start Rows

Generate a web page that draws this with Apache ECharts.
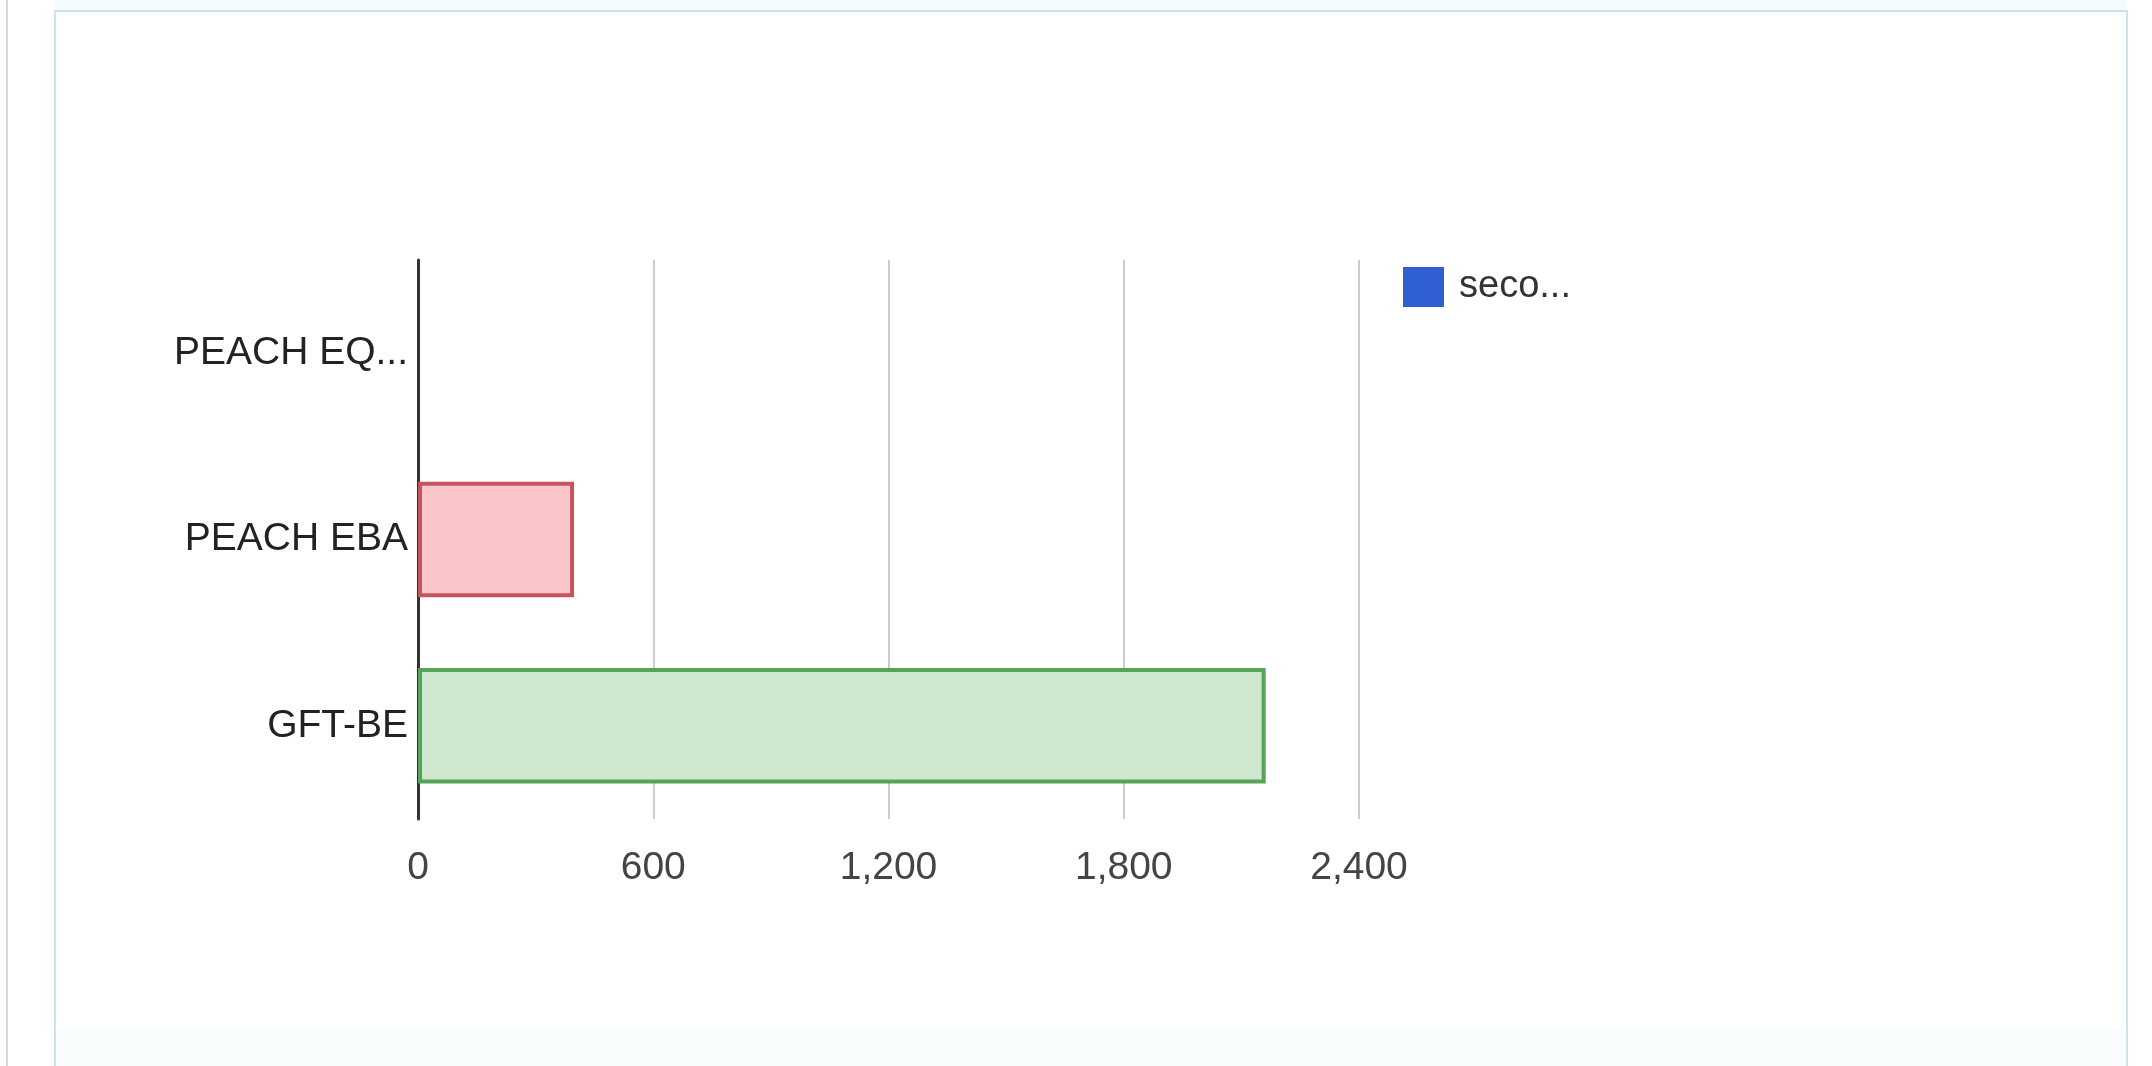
<!DOCTYPE html>
<html>
<head>
<meta charset="utf-8">
<title>Bar chart</title>
<script src="https://cdn.jsdelivr.net/npm/echarts@6/dist/echarts.min.js"></script>
<style>
  html, body { margin: 0; padding: 0; background: #ffffff; }
  #chart { width: 2152px; height: 1066px; }
</style>
</head>
<body>
<div id="chart"></div>
<script>
// Categories (top to bottom) and their values
const categories = ['PEACH EQ...', 'PEACH EBA', 'GFT-BE'];
const values = [0, 398, 2162];
const seriesName = 'seco...';

// Value-axis ticks
const tickMin = 0;
const tickMax = 2400;
const tickStep = 600;

// Per-bar styling
const barFills = ['#fbc6ca', '#fbc6ca', '#cfe6cf'];
const barBorders = ['#c7545c', '#c7545c', '#58a35a'];

const fontFamily = 'Liberation Sans, Arial, sans-serif';

const chart = echarts.init(document.getElementById('chart'), null, { renderer: 'canvas' });

const barData = values.map((v, i) => ({
  value: v,
  itemStyle: {
    color: barFills[i],
    borderColor: barBorders[i],
    borderWidth: v === 0 ? 0 : 4
  }
}));

chart.setOption({
  backgroundColor: '#ffffff',
  animation: false,
  graphic: [
    // left panel edge
    { type: 'rect', shape: { x: 6, y: 0, width: 2, height: 1066 }, style: { fill: '#d6d6d6' }, silent: true, z: -10 },
    // top tint
    { type: 'rect', shape: { x: 55, y: 0, width: 2072, height: 10 }, style: { fill: '#f3fbfd' }, silent: true, z: -10 },
    // bottom tint
    { type: 'rect', shape: { x: 56, y: 1030, width: 2070, height: 36 }, style: { fill: '#f9fdfe' }, silent: true, z: -10 },
    // chart panel border
    { type: 'rect', shape: { x: 55, y: 11, width: 2072, height: 1070 }, style: { fill: 'none', stroke: '#cfe4ea', lineWidth: 2 }, silent: true, z: -9 }
  ],
  legend: {
    left: 1398,
    top: 262,
    orient: 'vertical',
    itemWidth: 41,
    itemHeight: 40,
    icon: 'rect',
    data: [seriesName],
    textStyle: { fontFamily: fontFamily, fontSize: 38, color: '#333333', padding: [0, 0, 0, 10] },
    selectedMode: false
  },
  grid: {
    left: 418,
    top: 260,
    width: 941,
    height: 559,
    containLabel: false
  },
  xAxis: {
    type: 'value',
    min: tickMin,
    max: tickMax,
    interval: tickStep,
    axisLine: { show: false },
    axisTick: { show: false },
    splitLine: { show: true, lineStyle: { color: '#cccccc', width: 2 } },
    axisLabel: {
      margin: 30,
      fontFamily: fontFamily,
      fontSize: 39,
      color: '#444444',
      formatter: v => v.toLocaleString('en-US')
    }
  },
  yAxis: {
    type: 'category',
    inverse: true,
    data: categories,
    axisLine: { show: true, onZero: false, lineStyle: { color: '#333333', width: 3 } },
    axisTick: { show: false },
    splitLine: { show: false },
    axisLabel: {
      margin: 10,
      fontFamily: fontFamily,
      fontSize: 39,
      color: '#222222'
    }
  },
  series: [{
    name: seriesName,
    type: 'bar',
    color: '#2f5fd0',
    barCategoryGap: '38%',
    data: barData
  }]
});
</script>
</body>
</html>
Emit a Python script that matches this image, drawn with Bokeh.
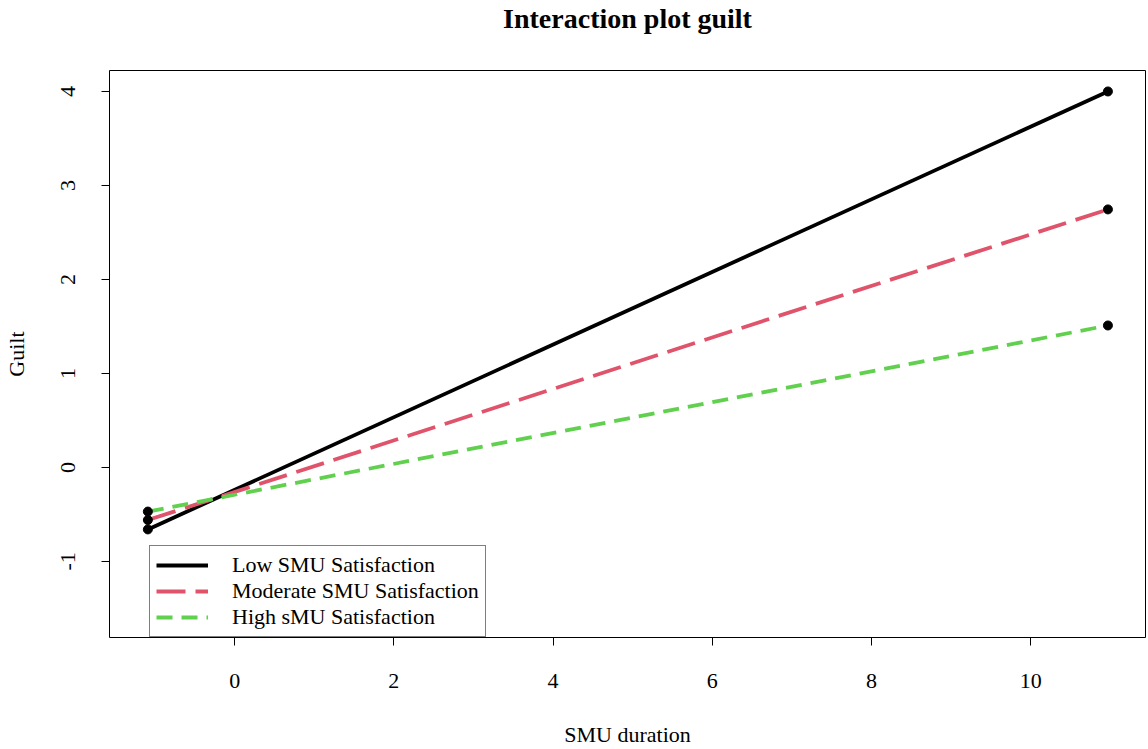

end Rows

* **Written problem**
Copy every line above word for word and exclude the pictures.

* **Task result**
Generate a web page that draws this with Apache ECharts.
<!DOCTYPE html>
<html>
<head>
<meta charset="utf-8">
<title>Bar chart</title>
<script src="https://cdn.jsdelivr.net/npm/echarts@6/dist/echarts.min.js"></script>
<style>
  html, body { margin: 0; padding: 0; background: #ffffff; }
  #chart { width: 2152px; height: 1066px; }
</style>
</head>
<body>
<div id="chart"></div>
<script>
// Categories (top to bottom) and their values
const categories = ['PEACH EQ...', 'PEACH EBA', 'GFT-BE'];
const values = [0, 398, 2162];
const seriesName = 'seco...';

// Value-axis ticks
const tickMin = 0;
const tickMax = 2400;
const tickStep = 600;

// Per-bar styling
const barFills = ['#fbc6ca', '#fbc6ca', '#cfe6cf'];
const barBorders = ['#c7545c', '#c7545c', '#58a35a'];

const fontFamily = 'Liberation Sans, Arial, sans-serif';

const chart = echarts.init(document.getElementById('chart'), null, { renderer: 'canvas' });

const barData = values.map((v, i) => ({
  value: v,
  itemStyle: {
    color: barFills[i],
    borderColor: barBorders[i],
    borderWidth: v === 0 ? 0 : 4
  }
}));

chart.setOption({
  backgroundColor: '#ffffff',
  animation: false,
  graphic: [
    // left panel edge
    { type: 'rect', shape: { x: 6, y: 0, width: 2, height: 1066 }, style: { fill: '#d6d6d6' }, silent: true, z: -10 },
    // top tint
    { type: 'rect', shape: { x: 55, y: 0, width: 2072, height: 10 }, style: { fill: '#f3fbfd' }, silent: true, z: -10 },
    // bottom tint
    { type: 'rect', shape: { x: 56, y: 1030, width: 2070, height: 36 }, style: { fill: '#f9fdfe' }, silent: true, z: -10 },
    // chart panel border
    { type: 'rect', shape: { x: 55, y: 11, width: 2072, height: 1070 }, style: { fill: 'none', stroke: '#cfe4ea', lineWidth: 2 }, silent: true, z: -9 }
  ],
  legend: {
    left: 1398,
    top: 262,
    orient: 'vertical',
    itemWidth: 41,
    itemHeight: 40,
    icon: 'rect',
    data: [seriesName],
    textStyle: { fontFamily: fontFamily, fontSize: 38, color: '#333333', padding: [0, 0, 0, 10] },
    selectedMode: false
  },
  grid: {
    left: 418,
    top: 260,
    width: 941,
    height: 559,
    containLabel: false
  },
  xAxis: {
    type: 'value',
    min: tickMin,
    max: tickMax,
    interval: tickStep,
    axisLine: { show: false },
    axisTick: { show: false },
    splitLine: { show: true, lineStyle: { color: '#cccccc', width: 2 } },
    axisLabel: {
      margin: 30,
      fontFamily: fontFamily,
      fontSize: 39,
      color: '#444444',
      formatter: v => v.toLocaleString('en-US')
    }
  },
  yAxis: {
    type: 'category',
    inverse: true,
    data: categories,
    axisLine: { show: true, onZero: false, lineStyle: { color: '#333333', width: 3 } },
    axisTick: { show: false },
    splitLine: { show: false },
    axisLabel: {
      margin: 10,
      fontFamily: fontFamily,
      fontSize: 39,
      color: '#222222'
    }
  },
  series: [{
    name: seriesName,
    type: 'bar',
    color: '#2f5fd0',
    barCategoryGap: '38%',
    data: barData
  }]
});
</script>
</body>
</html>
Emit a Python script that matches this image, drawn with Bokeh.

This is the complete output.